BAGHDAD -- A truck bomb tore through an outdoor vegetable market Thursday in northeastern Iraq, killing at least 27 people, officials said.
The explosion in the town of al-Saadiyah, some 140 kilometres northeast of Baghdad, is the latest in a wave of attacks that has swept across Iraq since April, pushing violence to levels unseen since the country teetered on the brink of civil war in 2006 and 2007.
The violence has killed more than 5,500, according to the United Nations. Thursday's explosion brings the death toll across the country this month to 271, according to an Associated Press count.
Two police officers said witnesses told them that a man parked the truck containing the bomb in the market and asked workers to unload the vegetables before leaving the vehicle. The officers said at least 48 people were also wounded in the attack.
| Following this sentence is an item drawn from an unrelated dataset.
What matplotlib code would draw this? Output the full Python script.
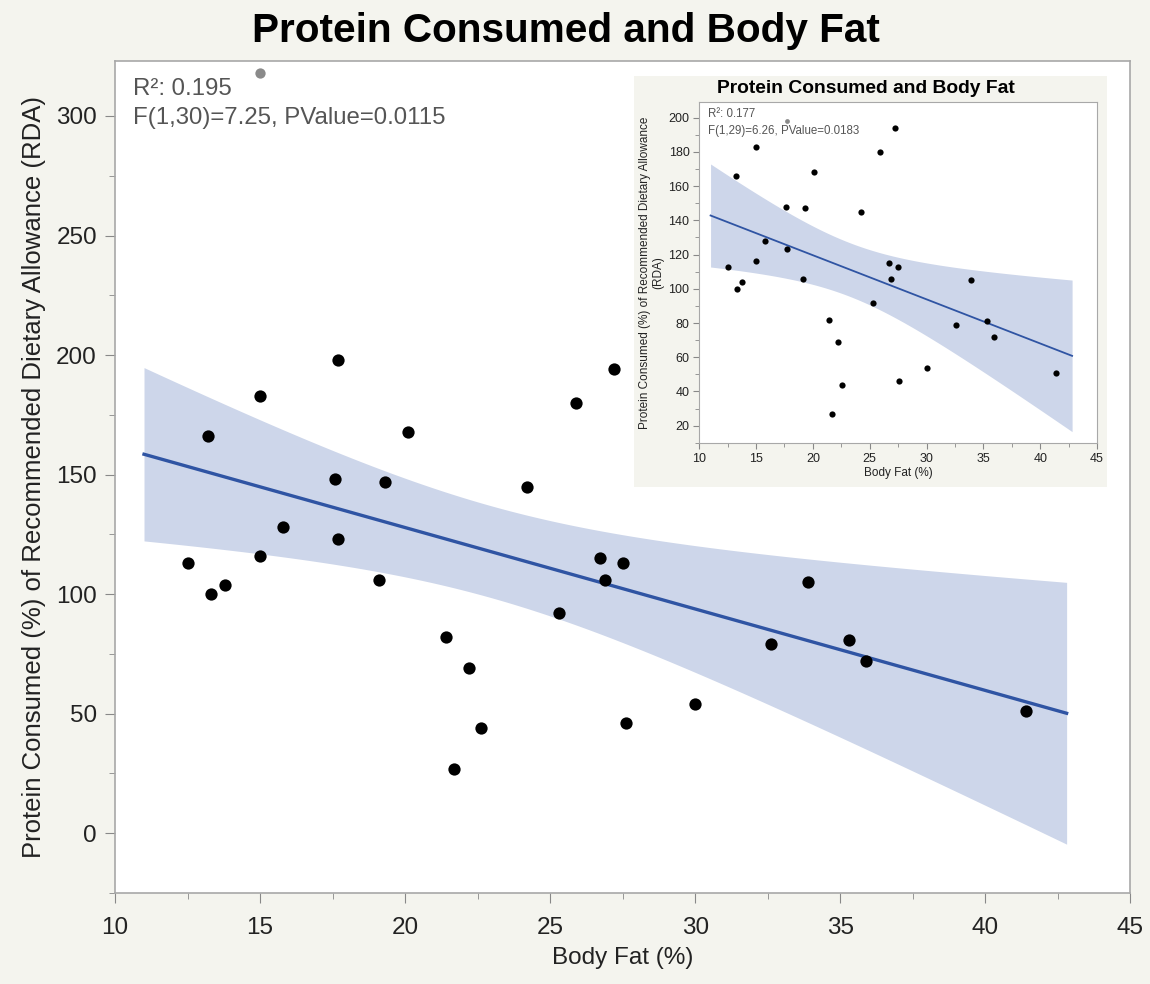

Two medical officials confirmed the causality figures. All officials spoke on condition of anonymity because they were not authorized to release information to the media.
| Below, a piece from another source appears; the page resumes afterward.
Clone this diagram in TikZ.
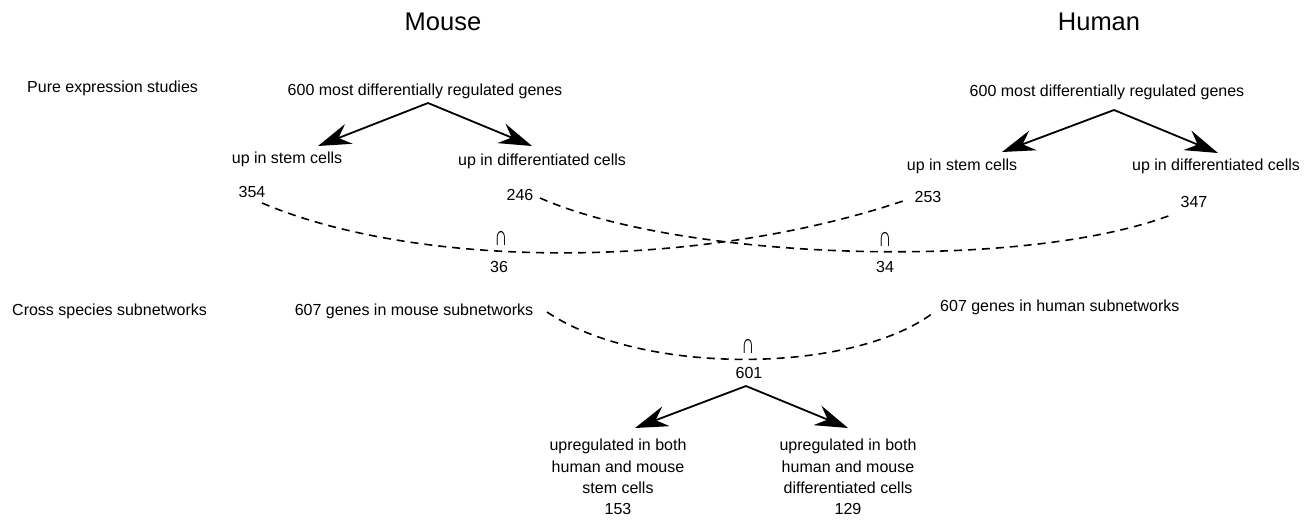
\documentclass[tikz,border=0pt]{standalone}
\usepackage{fontspec}
\setmainfont{Liberation Sans}
\usetikzlibrary{arrows.meta}
\newcommand{\meetsym}{\scalebox{1.15}[1.75]{∩}}
\begin{document}
\begin{tikzpicture}[x=1pt,y=-1pt,
  lbl/.style={font=\fontsize{16}{21.3}\selectfont, inner sep=0pt, align=center},
  ttl/.style={font=\fontsize{25.5}{30}\selectfont, inner sep=0pt},
  capsym/.style={font=\fontsize{16}{18}\selectfont, inner sep=0pt},
  split/.style={line width=1.8pt, -{Stealth[length=33pt,width=21pt,inset=11pt]}},
  overlap/.style={line width=1.6pt, dash pattern=on 8pt off 6pt},
]
\useasboundingbox (0,0) rectangle (1308,520);

% column titles
\node[ttl] (tmouse) at (443,22) {Mouse};
\node[ttl] (thuman) at (1099,22) {Human};

% row labels
\node[lbl, anchor=west] (rpure)  at (27,88)  {Pure expression studies};
\node[lbl, anchor=west] (rcross) at (12,311) {Cross species subnetworks};

% mouse expression split
\node[lbl] (m600)  at (425,91)  {600 most differentially regulated genes};
\node[lbl] (mstem) at (287,159) {up in stem cells};
\node[lbl, anchor=west] (mdiff) at (458,161) {up in differentiated cells};
\node[lbl] (m354)  at (252,192) {354};
\node[lbl] (m246)  at (520,195) {246};
\coordinate (m600s) at (428,103);
\coordinate (mstemt) at (318,146);
\coordinate (mdifft) at (532,146);
\draw[split] (m600s) -- (mstemt);
\draw[split] (m600s) -- (mdifft);

% human expression split
\node[lbl] (h600)  at (1107,92)  {600 most differentially regulated genes};
\node[lbl] (hstem) at (962,166) {up in stem cells};
\node[lbl] (hdiff) at (1216,166) {up in differentiated cells};
\node[lbl] (h253)  at (928,197) {253};
\node[lbl] (h347)  at (1194,202) {347};
\coordinate (h600s) at (1114,110);
\coordinate (hstemt) at (1002,152);
\coordinate (hdifft) at (1218,153);
\draw[split] (h600s) -- (hstemt);
\draw[split] (h600s) -- (hdifft);

% stem-cell overlap
\coordinate (c1a) at (262,203);
\coordinate (c1b) at (906,200);
\draw[overlap] (c1a) .. controls (420,270) and (700,270) .. (c1b);
\node[capsym] (cap1) at (501,238) {\meetsym};
\node[lbl] (n36)  at (499,267) {36};

% differentiated-cell overlap
\coordinate (c2a) at (540,198);
\coordinate (c2b) at (1171,215);
\draw[overlap] (c2a) .. controls (680,260) and (1020,272) .. (c2b);
\node[capsym] (cap2) at (885,239) {\meetsym};
\node[lbl] (n34)  at (885,267) {34};

% subnetwork genes
\node[lbl] (msub) at (414,311) {607 genes in mouse subnetworks};
\node[lbl, anchor=west] (hsub) at (940,307) {607 genes in human subnetworks};
\coordinate (c3a) at (547,312);
\coordinate (c3b) at (933,313);
\draw[overlap] (c3a) .. controls (640,375) and (850,375) .. (c3b);
\node[capsym] (cap3) at (748,346) {\meetsym};
\node[lbl] (n601) at (749,373) {601};

% split of the shared genes
\coordinate (s601) at (746,386);
\coordinate (bstemt) at (635,428);
\coordinate (bdifft) at (848,428);
\draw[split] (s601) -- (bstemt);
\draw[split] (s601) -- (bdifft);
\node[lbl] (bstem) at (618,477) {upregulated in both\\human and mouse\\stem cells\\153};
\node[lbl] (bdiff) at (848,477) {upregulated in both\\human and mouse\\differentiated cells\\129};
\end{tikzpicture}
\end{document}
The bombing came a day after a series of co-ordinated explosions hit mainly Shiite commercial areas in Baghdad and outside the capital, killing at least 35 people and wounding 120.
Last Thursday, a suicide bomber struck a group of Shiites gathered in al-Saadiyah town to commemorate the 7th century death of a revered Shiite shrine. That attack killed at least 32 people and wounded 75.
There was no immediate claim of responsibility for the attacks, but suicide attacks and large-scale bombings -- especially against security forces or crowded markets in Shiite areas -- are a favourite tactic of al Qaeda's local branch and Sunni insurgents. Sunni extremists who see Shiites as unbelievers.